The sperm from a young filmmaker who died 11 years ago has become the stuff of legal argument.

It’s the sperm of Cameron Duncan, who shared his battle with bone cancer through his short films before his death in November 2003 aged just 17.

According to this report in the Herald on Sunday:

Eleven years on, the case is poised to make legal history.

Before he started chemotherapy, Duncan banked sperm for later use. He made no secret of his wish to father a child in the future and wanted his sperm preserved.

It is understood he signed paperwork giving his mother ownership rights to the sperm if he died.

But it’s not as simple as that in a country with committees set up to regulate just about everything we do.

Seven years after Cameron’s death, the family applied to the Ethics Committee on Assisted Reproductive Technology (Ecart) for “the posthumous donation of sperm from the deceased to his sister’s female partner”.

The application was rejected because it contravened guidelines for the storage, use and disposal of sperm from a dead man.

As the HoS tells it:

Under current laws it can only be used with prior written approval from the man.

Duncan was also a minor when he died. Legally no one has the right to use the sperm stored by a minor except the person himself.

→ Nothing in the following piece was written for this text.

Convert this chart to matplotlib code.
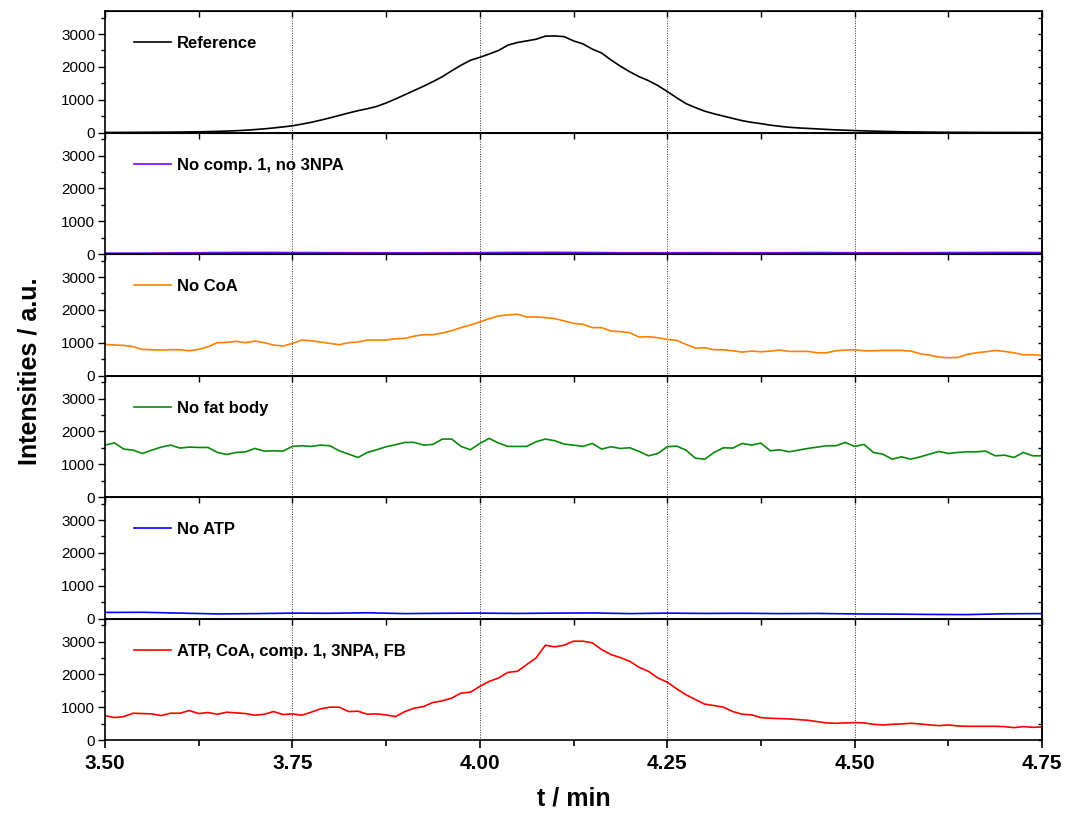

It is understood the Duncans will argue Cameron intended for the sperm to be used when he gave his mother ownership rights.

Cameron’s sperm and the question of how it can be legally used has come to public attention because the family has applied to Ecart to extend the storage time of Cameron’s sperm because it has reached the 10-year limit.

Ecart said it could not grant an extension for something that was illegal. It nevertheless accepted that the Duncans could challenge the decision and so:

The committee gave the family one year to “allow the applicant to take any steps she thinks legally appropriate to apply to Ecart for use of the sperm”.

Duncan family members declined to comment to the HoS.

But the newspaper says it understands they are taking legal advice in the hope of carrying out Cameron’s wishes. They have until November to plead their case.

Because “ethics” are heavily involved in this case, Alf is tempted to muse on some of the moral issues raised.

At the time of Cameron’s death New Zealand did not have the Civil Union Act – it took effect the following year.

Same-sex marriage became legal more recently, in August 2013.

A nice question to ask, therefore, is whether Cameron could have anticipated a pair of gay sheilas using his frozen sperm to have a baby.

And if he could have anticipated such a possibility, would he have sanctioned his seed being sown in this way?

It means his offspring will be able to claim both the donor and their aunt as “dad”.